A gas refrigerator and range are found in this Lancaster Amish kitchen. The wood stove is used only in cold weather.
Frozen Food Lockers
Even in a full-sized gas or kerosene refrigerator, the freezing compartment offers little space to store frozen food. A few Amish keep such items in a gas or kerosene freezer. Others rent space in the frozen food lockers operated in some small towns and rural areas, often by grocery stores.
Lockers of this sort used to be quite common, but now are rare except in Amish areas. The practice of renting out space in large, commercially-owned freezers began in the 1930s and was quite popular until the 1950s, when home freezers made this service largely unnecessary.
Most Amish people neither own freezers nor rent locker space. Instead, they simply do without frozen foods, as all people did in the not-so-distant past.
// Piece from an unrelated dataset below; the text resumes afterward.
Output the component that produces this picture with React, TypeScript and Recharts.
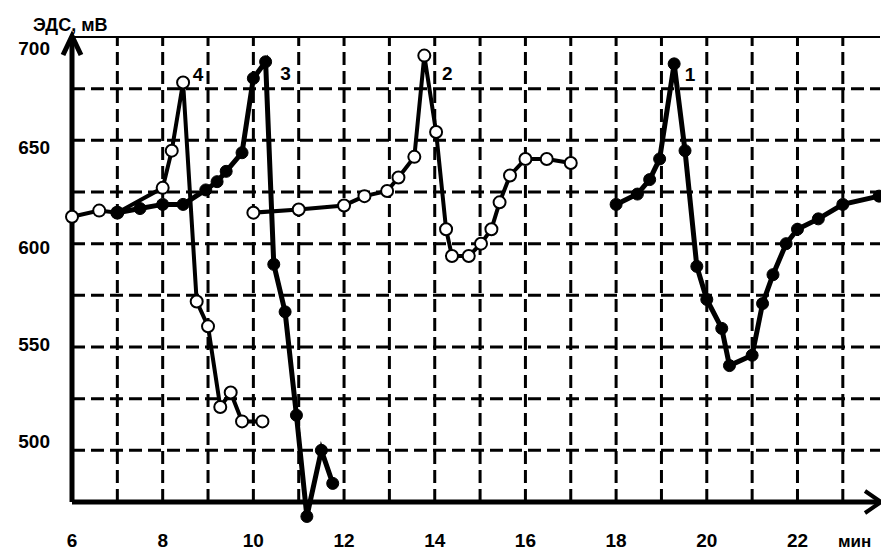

These Amish rely on home-canned food. Their pantries and cellars are filled with hundreds of glass jars containing many kinds of fruit and vegetables. Even meat, such as beef, chicken, and sausage, are stored in this way.
Other Kitchen Appliances
Most of the smaller appliances found in modern kitchens are noticeably absent among the Amish. Electric-powered items, such as toasters, toaster ovens, mixers, blenders, coffee makers, food processors, electric knives, electric can openers, electric frying pans, crock pots, dishwashers, garbage disposals, and microwave ovens, cannot be used by Amish people. The Amish simply use tools and methods common in the pre-electric era.
The Lancaster County Amish have found that some kitchen tools can be converted to run on compressed air, rather than electricity. (Shop tools can also be powered this way. See Chapters 24 and 25). Air-operated “kitchen centers” are especially popular. These appliances can be used as mixers, blenders, food grinders, slicers, shredders, salad-makers, or dough-makers.